Was I able to find Canadian Cheddar in my local grocery store? Sadly, no. An English or Vermont White Cheddar will likely give you that particular sharpness that pairs beautifully with Spanish chorizo.
Sure, you could throw some bread and cheese on some grilled bread and call it a day. But unless you’ve got a whole carafe of wine, it’ll likely be an experience that’s hard to swallow. The early release’s lack of condiments did worry me a little. I then found that courgette (zucchini) among our camp supplies. Baldur’s Gate III says it is “especially delicious when slowly baked over a fire and spiced with Amnian herbs.” I decided to brush it with olive oil and throw it on my grill, though. Cooked up, it adds that moisture and creaminess that marries all of our flavors together.
Fresh rosemary and oregano are both common in Spani– I mean, Amnish cuisine, so I scattered them on well . . . everything, really. And if you’re wondering, yes, it IS as delicious as it looks. More so, actually. And the best part? If you can’t scarf down the whole thing in one sitting, it tastes even better the next day.
Sing for Your Supper
If you plan to cook the recipe off the site, then keep scrolling. However, while access to recipes on the blog will always be free, I also have printable PDF recipe cards and thematic cook-along Spotify playlists as rewards for those who choose to support the blog.
The printable recipe card and playlist for Camp Supply Sandwiches inspired by Baldur’s Gate III will be a $2 donor reward on my Ko-Fi page until the next post goes up. After that, only the card will be available in my Ko-Fi shop.
You can instead join my Patreon community at the “Sing for your Supper” level ($1/month) for access to the playlists or the “It’s All in the Cards” level ($5/month) or higher for access to ALL of my blog recipe cards and playlists. To get you started, patrons of all reward tiers receive a welcome gift of my Lord of the Rings recipe cards and playlists from January 2019.
Camp Supply Cuisine
Camp Supply Sandwich
Equipment: Grill or Grill pan with stovetop, pastry brush, and kitchen knife.
- 1/4 cup fresh oregano
- 1/4 cup fresh rosemary
- two, 6 oz. sourdough rolls or baguettes
- 1/4 lb white cheddar, sliced thin
- 1/4 lb dry-cured chorizo or chorizo salami, sliced thin
- 1 zucchini
- garlic powder
- kosher salt
- black pepper
- olive oil
- Finely chop the rosemary and oregano and mix together in a small bowl.

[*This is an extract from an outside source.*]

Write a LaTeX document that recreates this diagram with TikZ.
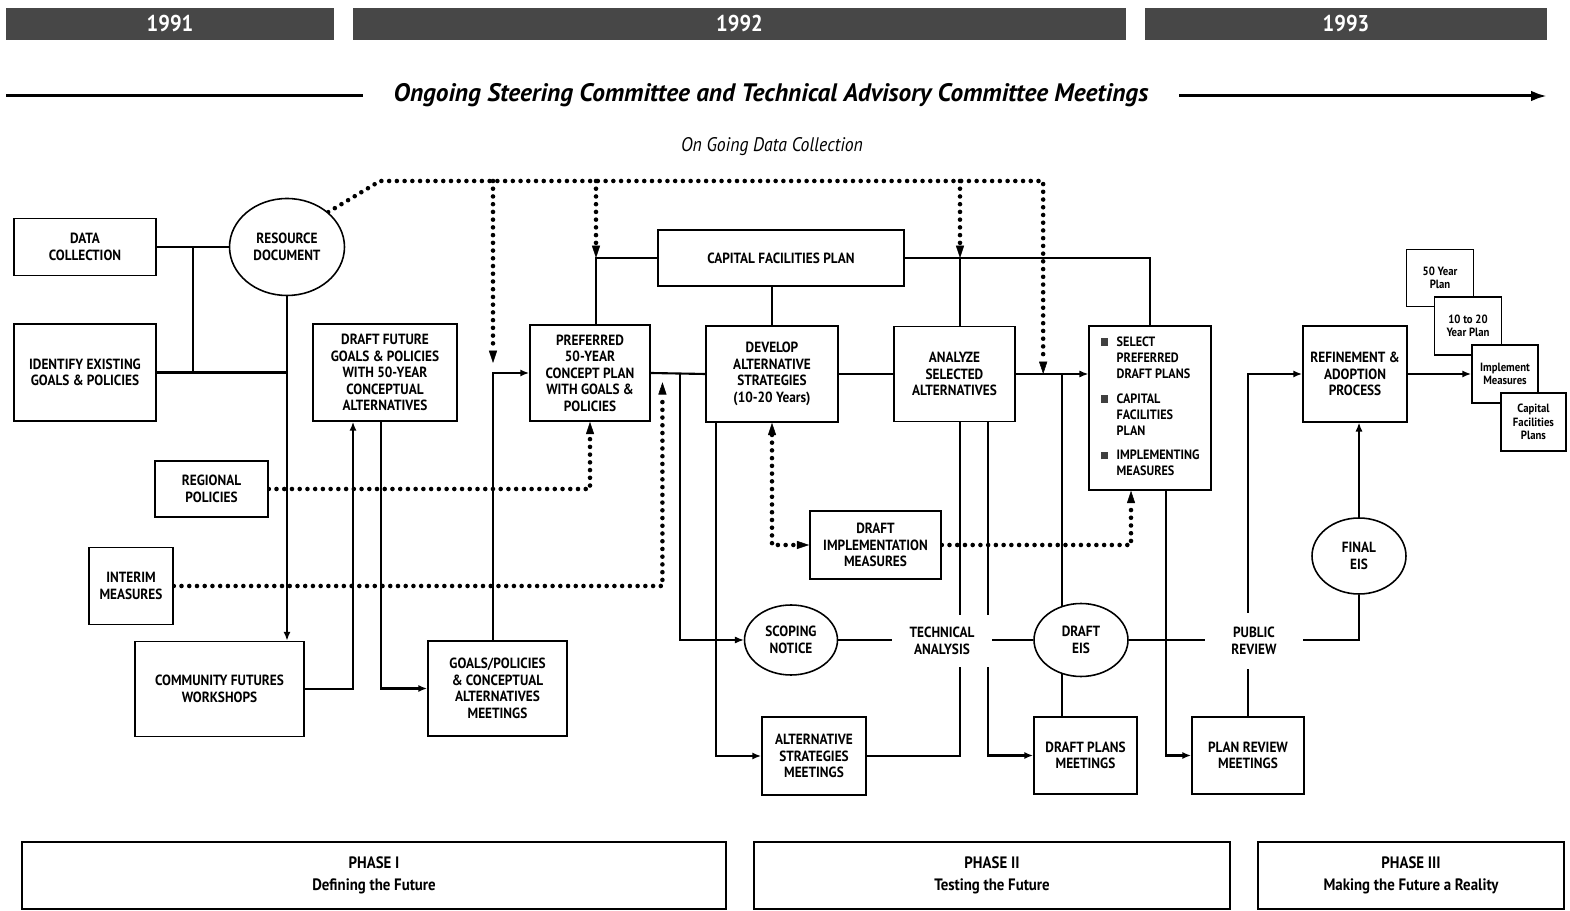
\documentclass[tikz,border=0pt]{standalone}
\usepackage{fontspec}
\setmainfont{PT Sans}[FakeStretch=0.9]
\newfontfamily\headfont{PT Sans}
\usetikzlibrary{shapes.geometric,arrows.meta,calc,positioning}
\pgfdeclarelayer{bg}
\pgfsetlayers{bg,main}
\newcommand{\boxfont}{\fontsize{8.4}{9.4}\selectfont\bfseries}
\newcommand{\bsq}{\textcolor{black!75}{\rule[0.1ex]{4.2pt}{4.2pt}}}
\tikzset{
  >={Latex[length=5pt,width=4pt]},
  procbox/.style={draw, line width=0.9pt, fill=white, align=center, inner sep=1pt, font=\boxfont},
  evtoval/.style={ellipse, draw, line width=0.9pt, fill=white, align=center, inner sep=0pt, font=\boxfont},
  gaplbl/.style={fill=white, align=center, font=\boxfont},
  outbox/.style={draw, line width=0.9pt, fill=white, align=center, inner sep=0pt, font=\fontsize{6.8}{7.6}\selectfont\bfseries},
  yearbar/.style={fill=black!72, text=white, minimum height=0.64cm, inner sep=0pt, font=\fontsize{13}{14}\selectfont\bfseries},
  phasebox/.style={draw, line width=0.7pt, align=center, minimum height=1.34cm, inner sep=0pt, font=\fontsize{9.4}{12.5}\selectfont\bfseries},
  mainflow/.style={line width=1.2pt},
  sideflow/.style={line width=0.7pt},
  dotflow/.style={line width=2.6pt, line cap=round, dash pattern=on 0pt off 4.4pt},
  dotarrow/.style={dotflow, -{Triangle[length=7pt,width=4.6pt,line width=0.3pt]}},
}
\begin{document}
\begin{tikzpicture}[x=0.02cm,y=-0.02cm]
      \useasboundingbox (0,0) rectangle (1570,911);
      % Define nodes
      \node[yearbar, minimum width=6.56cm]  (yr91) at (170,24)   {1991};
      \node[yearbar, minimum width=15.46cm] (yr92) at (739.5,24) {1992};
      \node[yearbar, minimum width=8.04cm]  (yr93) at (1346,24)  {1993};
      \node[fill=white, inner xsep=0.62cm, font=\headfont\fontsize{14.4}{16}\selectfont\bfseries\itshape] (ongoing) at (771,95)
        {Ongoing Steering Committee and Technical Advisory Committee Meetings};
      \node[font=\fontsize{11.2}{13}\selectfont\itshape] (datanote) at (772,147) {On Going Data Collection};
      \coordinate (hdl) at (6,96);
      \coordinate (hdr) at (1547,96);

      \node[procbox, minimum width=2.84cm, minimum height=1.14cm] (datacol) at (85,247) {DATA\\COLLECTION};
      \node[evtoval, minimum width=2.30cm, minimum height=1.94cm] (resdoc) at (287,247) {RESOURCE\\DOCUMENT};
      \node[procbox, minimum width=2.84cm, minimum height=1.94cm] (identify) at (85,372.5) {IDENTIFY EXISTING\\GOALS \& POLICIES};
      \node[procbox, minimum width=2.88cm, minimum height=1.94cm] (draftfut) at (385,372.5)
        {DRAFT FUTURE\\GOALS \& POLICIES\\WITH 50-YEAR\\CONCEPTUAL\\ALTERNATIVES};
      \node[procbox, minimum width=2.40cm, minimum height=1.92cm] (prefplan) at (590,373)
        {PREFERRED\\50-YEAR\\CONCEPT PLAN\\WITH GOALS \&\\POLICIES};
      \node[procbox, minimum width=4.92cm, minimum height=1.12cm] (capfac) at (781,258) {CAPITAL FACILITIES PLAN};
      \node[procbox, minimum width=2.64cm, minimum height=1.92cm] (devalt) at (772,374)
        {DEVELOP\\ALTERNATIVE\\STRATEGIES\\(10-20 Years)};
      \node[procbox, minimum width=2.42cm, minimum height=1.90cm] (analyze) at (954.5,374) {ANALYZE\\SELECTED\\ALTERNATIVES};
      \node[procbox, minimum width=2.44cm, minimum height=3.28cm, font=\fontsize{7.7}{9.1}\selectfont\bfseries] (select) at (1150,408)
        {\begin{tabular}{@{}l@{\hspace{5pt}}l@{}}
          \bsq & SELECT\\
               & PREFERRED\\
               & DRAFT PLANS\\[5pt]
          \bsq & CAPITAL\\
               & FACILITIES\\
               & PLAN\\[5pt]
          \bsq & IMPLEMENTING\\
               & MEASURES
         \end{tabular}};
      \node[procbox, minimum width=2.08cm, minimum height=1.92cm] (refine) at (1355,374) {REFINEMENT \&\\ADOPTION\\PROCESS};
      \node[outbox, minimum width=1.34cm, minimum height=1.14cm] (outa) at (1440,278) {50 Year\\Plan};
      \node[outbox, minimum width=1.34cm, minimum height=1.16cm] (outb) at (1468,326) {10 to 20\\Year Plan};
      \node[outbox, minimum width=1.32cm, minimum height=1.16cm] (outc) at (1505,374) {Implement\\Measures};
      \node[outbox, minimum width=1.30cm, minimum height=1.16cm] (outd) at (1533.5,422) {Capital\\Facilities\\Plans};
      \node[procbox, minimum width=2.26cm, minimum height=1.12cm] (regional) at (211.5,489) {REGIONAL\\POLICIES};
      \node[procbox, minimum width=1.68cm, minimum height=1.54cm] (interim) at (131,586) {INTERIM\\MEASURES};
      \node[procbox, minimum width=3.38cm, minimum height=1.90cm] (community) at (219.5,689) {COMMUNITY FUTURES\\WORKSHOPS};
      \node[procbox, minimum width=2.78cm, minimum height=1.90cm] (goalsmeet) at (497.5,688.5)
        {GOALS/POLICIES\\\& CONCEPTUAL\\ALTERNATIVES\\MEETINGS};
      \node[procbox, minimum width=2.62cm, minimum height=1.36cm] (draftimp) at (875.5,545) {DRAFT\\IMPLEMENTATION\\MEASURES};
      \node[evtoval, minimum width=1.86cm, minimum height=1.40cm] (scoping) at (791,640) {SCOPING\\NOTICE};
      \node[gaplbl, inner xsep=0.36cm, inner ysep=0.25cm] (techana) at (942,641) {TECHNICAL\\ANALYSIS};
      \node[evtoval, minimum width=1.88cm, minimum height=1.46cm] (drafteis) at (1081,640) {DRAFT\\EIS};
      \node[gaplbl, inner xsep=0.52cm, inner ysep=0.28cm] (pubrev) at (1254,641) {PUBLIC\\REVIEW};
      \node[evtoval, minimum width=1.88cm, minimum height=1.52cm] (finaleis) at (1359,556) {FINAL\\EIS};
      \node[procbox, minimum width=2.08cm, minimum height=1.56cm] (altmeet) at (814,756) {ALTERNATIVE\\STRATEGIES\\MEETINGS};
      \node[procbox, minimum width=2.06cm, minimum height=1.54cm] (draftmeet) at (1085.5,755.5) {DRAFT PLANS\\MEETINGS};
      \node[procbox, minimum width=2.24cm, minimum height=1.54cm] (reviewmeet) at (1248,755.5) {PLAN REVIEW\\MEETINGS};
      \node[phasebox, minimum width=14.08cm] (phase1) at (374,875.5)  {PHASE I\\Defining the Future};
      \node[phasebox, minimum width=9.52cm]  (phase2) at (992,875.5)  {PHASE II\\Testing the Future};
      \node[phasebox, minimum width=6.12cm]  (phase3) at (1411,875.5) {PHASE III\\Making the Future a Reality};

      % Junctions
      \coordinate (jdat) at ($(datacol.east)!0.5!(resdoc.west)$);
      \coordinate (gbus) at ([xshift=-0.09cm]goalsmeet.north);
      \coordinate (pbus) at ([xshift=0.12cm]prefplan.north);
      \coordinate (abus) at ([xshift=0.11cm]analyze.north);
      \coordinate (ibus) at ($(prefplan.east)!0.214!(devalt.west)$);
      \coordinate (cbus) at ($(prefplan.east)!0.536!(devalt.west)$);
      \coordinate (sbus) at ($(analyze.east)!0.378!(analyze.east -| select.west)$);
      \coordinate (ebus) at ($(analyze.east)!0.635!(analyze.east -| select.west)$);
      \coordinate (dtop) at (380,181);

      % Connect nodes
      \begin{pgfonlayer}{bg}
        \draw[line width=1.7pt, -{Latex[length=9pt,width=6pt]}] (hdl) -- (hdr);
        \draw[sideflow] (datacol.east) -- (resdoc.west);
        \draw[mainflow] (jdat) -- (jdat |- identify.east);
        \draw[mainflow] (identify.east) -- (resdoc.south |- identify.east);
        \draw[mainflow,->] (resdoc.south) -- (resdoc.south |- community.north);
        \draw[mainflow,->] (community.east) -| ([xshift=-0.64cm]draftfut.south);
        \draw[mainflow,->] ([xshift=-0.08cm]draftfut.south) |- (goalsmeet.west);
        \draw[mainflow,->] (gbus) |- (prefplan.west);
        \draw[mainflow] (prefplan.east) -- (devalt.west);
        \draw[sideflow] (pbus) |- (capfac.west);
        \draw[sideflow] (devalt.north) -- (devalt.north |- capfac.south);
        \draw[sideflow] (capfac.east) -| (select.north);
        \draw[sideflow] (abus) -- (abus |- capfac.east);
        \draw[sideflow] (devalt.east) -- (analyze.west);
        \draw[sideflow,->] (analyze.east) -- (analyze.east -| select.west);
        \draw[sideflow,->] (cbus) |- (scoping.west);
        \draw[sideflow] (scoping.east) -- (drafteis.west);
        \draw[sideflow] (drafteis.east) -| (finaleis.south);
        \draw[sideflow,->] (finaleis.north) -- (finaleis.north |- refine.south);
        \draw[mainflow,->] ([xshift=-1.12cm]devalt.south) |- (altmeet.west);
        \draw[mainflow] ([xshift=0.11cm]analyze.south) |- (altmeet.east);
        \draw[mainflow,->] ([xshift=0.67cm]analyze.south) |- (draftmeet.west);
        \draw[mainflow] (ebus) -- (ebus |- draftmeet.north);
        \draw[mainflow,->] ([xshift=0.32cm]select.south) |- (reviewmeet.west);
        \draw[mainflow,->] (reviewmeet.north) |- (refine.west);
        \draw[mainflow,->] (refine.east) -- (outc.west);
        % dotted feeds
        \draw[dotarrow] (resdoc.north east) -- (dtop) -| (sbus);
        \draw[dotarrow] (dtop -| gbus) -- ([yshift=0.2cm]gbus |- prefplan.west);
        \draw[dotarrow] (dtop -| pbus) -- (pbus |- capfac.west);
        \draw[dotarrow] (dtop -| abus) -- (abus |- capfac.east);
        \draw[dotarrow] (regional.east) -| (prefplan.south);
        \draw[dotarrow] (interim.east) -| ([yshift=-0.18cm]ibus);
        \draw[dotflow, {Triangle[length=7pt,width=4.6pt,line width=0.3pt]}-{Triangle[length=7pt,width=4.6pt,line width=0.3pt]}]
          (devalt.south) |- (draftimp.west);
        \draw[dotarrow] (draftimp.east) -| ([xshift=-0.38cm]select.south);
      \end{pgfonlayer}
    \end{tikzpicture}
\end{document}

- Slice the bread sub-sandwich style.
- Slice off the ends of the zucchini and then slice lengthwise into 1/2″ planks. Brush both sides with olive oil and season with kosher salt, black pepper, and garlic powder.
- Preheat the grill (5 minutes for charcoal, 15 minutes for gas) or grill pan on the stovetop (approx. 3-5 minutes) and brush the grates with olive oil.
- Grill the zucchini for 3 minutes on each side and transfer to a plate. Sprinkle fresh herbs over the top.
- Brush the grates again with more oil and brush some oil on the bread. Grill the bread on the cut sides for a minute before transferring to your workstation.
- Layer the fillings on the bread, half of the zucchini first, followed by alternating slices of cheese and chorizo, a layer of herbs, zucchini, herbs, meat and cheese, and more herbs.
- Smash and press the sandwich closed, then cut on a bias before serving.